Early cancer detection, screening and diagnosis save lives

The Cancer Association of Namibia (CAN) on Monday highlighted the importance of early cancer detection, screening and diagnosis in saving lives.

CAN’s message was reiterated by its Chief Executive Officer (CEO) Rolf Hansen, during the commemoration of the World Cancer Day here on Monday, where a ‘Lavender Walk Route’ took place.

World Cancer Day is commemorated on 04 February annually.

Hansen said CAN is joining global leaders such as the Union for International Cancer Control (UICC) and World Health Organisation (WHO) to inspire action from individuals, the health community and governments to improve public awareness and access to early detection and diagnosis.

“Universally, the majority of cancers are amendable to early detection.

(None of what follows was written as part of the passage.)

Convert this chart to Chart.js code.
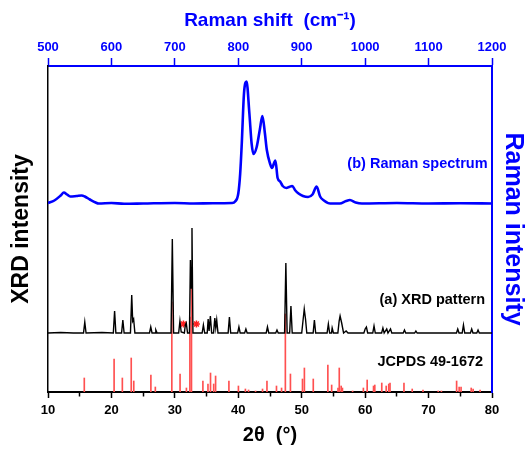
<!DOCTYPE html>
<html>
<head>
<meta charset="utf-8">
<script src="https://cdn.jsdelivr.net/npm/chart.js@4/dist/chart.umd.min.js"></script>
<style>
  html, body { margin: 0; padding: 0; background: #ffffff; }
  canvas { display: block; }
</style>
</head>
<body>
<canvas id="chart" width="528" height="450"></canvas>
<script>
// Raman spectrum (b): shift in cm-1, intensity above its own baseline (a.u.)
const ramanShift = [
    500, 510, 520, 525, 530, 535, 545, 553, 558, 566, 575, 580, 600, 620, 650, 700, 730, 760, 790,
    795, 800, 803, 805.5, 809, 813, 817.5, 821, 824, 829, 834, 838, 842, 845, 850, 853, 858.5,
    862, 866, 870, 876, 880, 885, 890, 895, 902, 910, 917, 923.5, 929, 935, 945, 960, 970, 976,
    985, 995, 1050, 1100, 1150, 1200
];
const ramanIntensity = [
    0.5, 3, 8, 11, 9, 7, 7.5, 8, 7, 4, 1, 0, 0.5, -0.3, 0, 0.5, 0, 0.3, 0.5,
    2, 10, 30, 60, 110, 122, 90, 60, 49.5, 56.5, 74, 87.5, 70, 53.5, 40, 35.5, 43,
    25.5, 22, 17.5, 15.5, 16.5, 17.5, 13, 10, 7.5, 6.5, 9, 17, 7, 3, 0, 0, 2.5, 3.5,
    1, 0, 0.5, 0, 0.3, 0
];

// XRD pattern (a): 2theta in degrees, intensity above its own baseline (a.u.)
const xrdAngle = [
    10, 12, 14, 15.6, 15.8, 16, 18.5, 20.3, 20.5, 20.7, 21.6, 21.8, 22, 23, 23.2, 23.35, 23.5, 23.7,
    26, 26.2, 26.4, 26.9, 27, 27.2, 29.4, 29.6, 29.8, 30.6, 30.8, 31, 31.5, 31.65, 31.8, 32,
    32.3, 32.45, 32.55, 32.7, 32.85, 33.3, 34.3, 34.5, 34.7, 35.1, 35.25, 35.4, 35.6, 35.8,
    36.1, 36.3, 36.45, 36.6, 36.8, 38.4, 38.6, 38.8, 39.9, 40.1, 40.3, 41, 41.2, 41.4,
    44.4, 44.6, 44.8, 45.9, 46.1, 46.3, 47.3, 47.5, 47.7, 48.1, 48.3, 48.5, 50, 50.2, 50.4, 50.6, 50.8,
    51.8, 52, 52.2, 54, 54.2, 54.4, 54.7, 54.8, 55, 55.7, 55.9, 56.05, 56.3, 56.6, 57, 57.3,
    59.8, 60, 60.2, 60.4, 61.2, 61.4, 61.6, 62.6, 62.8, 63, 63.4, 63.6, 64, 64.2, 66, 66.2, 66.4,
    67.8, 68, 68.2, 74.4, 74.6, 74.8, 75.3, 75.5, 75.7, 76.6, 76.8, 77, 77.6, 77.8, 78, 80
];
const xrdIntensity = [
    0, 0.5, 0, 0, 11, 0, 0.5, 0, 22, 0, 0, 13, 0, 0, 38, 12, 14, 0,
    0, 6, 0, 0, 3, 0, 0, 94, 0, 0, 12, 1, 0, 8, 10, 0,
    0, 73, 45, 105, 0, 0, 0, 8, 0, 0, 14, 2, 17, 0,
    0, 15, 5, 13, 0, 0, 16, 0, 0, 6, 0, 0, 4, 0,
    0, 6, 0, 0, 3, 0, 0, 70, 0, 0, 27, 0, 0, 12, 24, 14, 0,
    0, 13, 0, 0, 9, 0, 0, 5, 0, 0, 12, 17, 10, 0, 2, 0,
    0, 4, 6, 0, 0, 7, 0, 0, 5, 0, 4, 0, 4, 0, 0, 3, 0,
    0, 2, 0, 0, 4, 0, 0, 8, 0, 0, 4, 0, 0, 3, 0, 0
];

// Asterisk markers on the XRD pattern
const markAngle = [31.35, 33.4];
const markIntensity = [9, 9];

// JCPDS 49-1672 reference lines
const refAngle = [
    15.8, 20.5, 21.8, 23.2, 23.6, 26.3, 27, 29.6, 30.9, 31.9, 32.45, 32.7, 34.5, 35.3, 35.7, 36.2,
    36.5, 38.6, 40.1, 41.2, 41.7, 42.8, 43.9, 44.6, 46.1, 46.9, 47.5, 48.3, 50.2, 50.5, 51.9,
    54.2, 54.8, 55.8, 56, 56.3, 56.5, 58.1, 59.8, 60.4, 61.4, 61.6, 62.7, 63.4, 63.8, 64, 66.2,
    67.5, 69.2, 71.6, 72.1, 74.5, 74.9, 75.2, 76.8, 77.1, 78.2
];
const refIntensity = [
    14, 33, 14, 34, 11, 17, 5, 90, 18, 4, 75, 113, 11, 8, 19, 8,
    16, 11, 6, 3, 2, 1, 3, 11, 6, 4, 78, 18, 13, 24, 13,
    27, 7, 4, 24, 6, 4, 1, 4, 12, 6, 7, 9, 6, 8, 9, 9,
    3, 2, 1, 1, 11, 5, 5, 4, 3, 2
];

// Tick labels shown on the two x axes
const twoThetaLabels = [10, 20, 30, 40, 50, 60, 70, 80];
const ramanLabels = [500, 600, 700, 800, 900, 1000, 1100, 1200];

const FONT = '"Liberation Sans", Arial, Helvetica, sans-serif';
const BLUE = '#0000ff';
const BLACK = '#000000';
const RED = '#ff5050';

const toPoints = (xs, ys) => xs.map((x, i) => ({ x: x, y: ys[i] }));

// Series labels written inside the plot
const seriesLabels = {
    id: 'seriesLabels',
    afterDatasetsDraw(chart) {
        const { ctx, scales } = chart;
        const items = [
            { text: '(b) Raman spectrum', x: scales.x2.getPixelForValue(1193), y: scales.y2.getPixelForValue(40), color: BLUE },
            { text: '(a) XRD pattern', x: scales.x.getPixelForValue(78.9), y: scales.y.getPixelForValue(33), color: BLACK },
            { text: 'JCPDS 49-1672', x: scales.x.getPixelForValue(78.6), y: scales.yRef.getPixelForValue(30), color: BLACK }
        ];
        ctx.save();
        ctx.font = 'bold 14.5px ' + FONT;
        ctx.textAlign = 'right';
        ctx.textBaseline = 'middle';
        items.forEach(item => {
            ctx.fillStyle = item.color;
            ctx.fillText(item.text, item.x, item.y);
        });
        ctx.restore();
    }
};

// minor ticks drawn shorter by dashing the tick line
const minorDash = (labels, longLen, shortLen, fromOuter) => ({
    tickBorderDash: (c) => labels.includes(c.tick && c.tick.value) ? [] : [shortLen, 200],
    tickBorderDashOffset: (c) => (labels.includes(c.tick && c.tick.value) || !fromOuter) ? 0 : 200 + shortLen - longLen
});

const ctx = document.getElementById('chart').getContext('2d');

new Chart(ctx, {
    type: 'bar',
    data: {
        datasets: [
            {
                type: 'line',
                label: 'XRD pattern',
                data: toPoints(xrdAngle, xrdIntensity),
                xAxisID: 'x',
                yAxisID: 'y',
                borderColor: BLACK,
                borderWidth: 1.4,
                pointRadius: 0,
                tension: 0,
                order: 0
            },
            {
                type: 'line',
                label: 'markers',
                data: toPoints(markAngle, markIntensity),
                xAxisID: 'x',
                yAxisID: 'y',
                showLine: false,
                pointStyle: 'star',
                pointRadius: 3.5,
                borderColor: '#ff2020',
                borderWidth: 1.5,
                order: 0
            },
            {
                type: 'line',
                label: 'Raman spectrum',
                data: toPoints(ramanShift, ramanIntensity),
                xAxisID: 'x2',
                yAxisID: 'y2',
                borderColor: BLUE,
                borderWidth: 2.6,
                pointRadius: 0,
                cubicInterpolationMode: 'monotone',
                order: 1
            },
            {
                type: 'bar',
                label: 'JCPDS 49-1672',
                data: toPoints(refAngle, refIntensity),
                xAxisID: 'x',
                yAxisID: 'yRef',
                backgroundColor: RED,
                barThickness: 1,
                order: 2
            }
        ]
    },
    options: {
        responsive: false,
        animation: false,
        devicePixelRatio: 1,
        layout: { padding: 0 },
        plugins: {
            legend: { display: false },
            tooltip: { enabled: false }
        },
        scales: {
            x: {
                type: 'linear',
                position: 'bottom',
                offset: false,
                min: 10,
                max: 80,
                afterFit: (scale) => { scale.height = 58; },
                ticks: {
                    stepSize: 5,
                    padding: 5,
                    color: BLACK,
                    font: { family: FONT, size: 13, weight: 'bold' },
                    maxRotation: 0,
                    autoSkip: false,
                    callback: (v) => twoThetaLabels.includes(v) ? String(v) : ''
                },
                grid: {
                    offset: false,
                    drawOnChartArea: false,
                    drawTicks: true,
                    tickLength: 6,
                    tickColor: BLACK,
                    tickWidth: 1.5,
                    ...minorDash(twoThetaLabels, 6, 3.5, false)
                },
                border: { color: BLACK, width: 2 },
                title: {
                    display: true,
                    text: '2\u03b8  (\u00b0)',
                    color: BLACK,
                    font: { family: FONT, size: 20, weight: 'bold' },
                    padding: { top: 0, bottom: 3 }
                }
            },
            x2: {
                type: 'linear',
                position: 'top',
                offset: false,
                min: 500,
                max: 1200,
                afterFit: (scale) => { scale.height = 66; },
                ticks: {
                    stepSize: 50,
                    padding: 3,
                    color: BLUE,
                    font: { family: FONT, size: 13, weight: 'bold' },
                    maxRotation: 0,
                    autoSkip: false,
                    callback: (v) => ramanLabels.includes(v) ? String(v) : ''
                },
                grid: {
                    offset: false,
                    drawOnChartArea: false,
                    drawTicks: true,
                    tickLength: 8,
                    tickColor: BLUE,
                    tickWidth: 1.5,
                    ...minorDash(ramanLabels, 8, 4, true)
                },
                border: { color: BLUE, width: 2 },
                title: {
                    display: true,
                    text: 'Raman shift  (cm\u207b\u00b9)',
                    color: BLUE,
                    font: { family: FONT, size: 19, weight: 'bold' },
                    padding: { top: 9, bottom: 0 }
                }
            },
            y: {
                type: 'linear',
                position: 'left',
                min: -59,
                max: 267,
                afterFit: (scale) => { scale.width = 48; },
                ticks: { display: false },
                grid: { display: false },
                border: { color: BLACK, width: 1.5 },
                title: {
                    display: true,
                    text: 'XRD intensity',
                    color: BLACK,
                    font: { family: FONT, size: 23, weight: 'bold' },
                    padding: { top: 8, bottom: 0 }
                }
            },
            y2: {
                type: 'linear',
                position: 'right',
                min: -188.5,
                max: 137.5,
                afterFit: (scale) => { scale.width = 36; },
                ticks: { display: false },
                grid: { display: false },
                border: { color: BLUE, width: 2 },
                title: {
                    display: true,
                    text: 'Raman intensity',
                    color: BLUE,
                    font: { family: FONT, size: 25, weight: 'bold' },
                    padding: { top: 0, bottom: 0 }
                }
            },
            yRef: {
                type: 'linear',
                display: false,
                min: 0,
                max: 326
            }
        }
    },
    plugins: [seriesLabels]
});
</script>
</body>
</html>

When a cancer is detected at an early stage and when coupled with appropriate treatment, the chance of survival beyond five years is dramatically higher than when detected at a later stage when the tumour has spread, and the disease is more advanced,” noted Hansen.

He explained that the National Cancer Outreach Programme of CAN is their vehicle to go out and create awareness and do screenings.
He further noted that early diagnosis can also reduce the cost of treatment, stating that high-income countries show treatment costs for early-diagnosed cancer patients are two to four times less than treating those diagnosed with advanced-staged cancer.

Hansen also mentioned that there are a number of individual-level factors that can affect early detection and screening attendance.
“Age can largely influence someone’s ability to understand and communicate their early symptoms of cancer, making children particularly vulnerable,” he said.

Hansen therefore urged primary health care officials to start learning and knowing about cancer so that when a parent or patient goes to them, they are not misdiagnosed.

Sharing similar sentiments was Cary Adams, CEO of UICC who mentioned that this year particularly on World Cancer Day, they want people to know that many cancers can be managed and even cured, especially if they are detected and treated as early as possible.

“By detecting cancer at its earliest stage, we seize the greatest opportunity to prevent millions of avoidable deaths worldwide,” she explained.

The walk was attended by cancer survivors, nurses, corporate entities and other members of the public.